April 19

Admiring Abstraction

The newest exhibit at Pivot Art + Culture examines how artists use color and pattern to illustrate the world around them.

Hues of strawberry red, forest green, and sky blue cover the large white walls of the new exhibition Color and Pattern, captivating the space and demanding the viewer’s attention.  A diverse array of drawings, sculpture, and ceramics are displayed from artists such as Robert Delaunay, Spencer Finch, and Sam Francis, to name a few. Pieces span 100 years from 1912 to 2012. The exhibit is intended to serve as a launching point for the question: What is abstraction?

Until now, most of the exhibitions from the Paul G. Allen Family Collection could be recognized as representational rather than abstract. Representational art depicts objects or events in the natural world, whereas abstraction portrays unidentifiable subjects that are free to the viewer’s interpretation.

Greg Bell, Pivot + Art Culture’s senior curator, excitedly talks about the process of putting the show together. “It was interesting to look at what abstraction means,” Bell says. “When people think about abstraction, there’s often this natural tendency to say, ‘I don’t understand it. I understand painting and realism and post-impressionist work.’”

The pieces are not organized by year or artist, instead they’re arranged by complementary color-colors that correspond together and bring out the hues in the pieces surrounding them-known in the art world as, simultaneous contrast.  Bell’s hope is that visitors will make the connection between these intentional relationships as they make their way through the exhibit. “There isn’t a true narrative to the story,” Bell says. “It’s more about the way things fit together visually.”
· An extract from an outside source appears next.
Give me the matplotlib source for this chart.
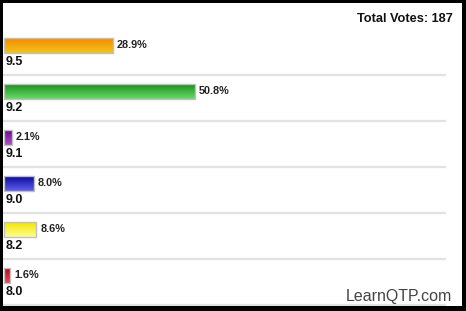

To illustrate his point, Bell walks over to a wall displaying some pieces by Wassily Kandinsky 1924, Sam Francis 1953, and Mark Rothko 1956. Standing back and observing these pieces, Bell talks about how these colors in these works complement each other, creating a recognizable pattern and relationship as the viewer moves from one piece to the next. The exhibit caters to those with a diversified eye (or at least a willingness to appreciate something new).

For those drawn to more representational pieces, there is Winter Timber, a 2009 oil on canvas by David Hockney. The piece consumes an entire wall, illustrating a scene of blue trees and patches of green grass growing alongside pink and purple roads. To Bell, it’s an overwhelming scene. “You could almost fall into it.”

Or for the lover of abstraction there is Diarios, the work of Gullermo Kuita: seven circle tabletops, mounted on the wall. Look closely and you’ll see phone numbers, emails and various notes etched into old canvas stretched over the tabletops. According to Bell, there isn’t one piece that represents the exhibition-the selected works are meant to be viewed holistically.

In addition to Color and Pattern, visitors will have various opportunities to interact with local artists through tours, talks and events, including a curatorial tour hosted by Bell May 19 from 2pm-3pm (RSVP requested). Keep an eye on the Pivot website (https://www.pivotartandculture.org/) for full lineup details.

Color and Pattern is on display Tuesday through Sunday from 10am-6pm through July 23.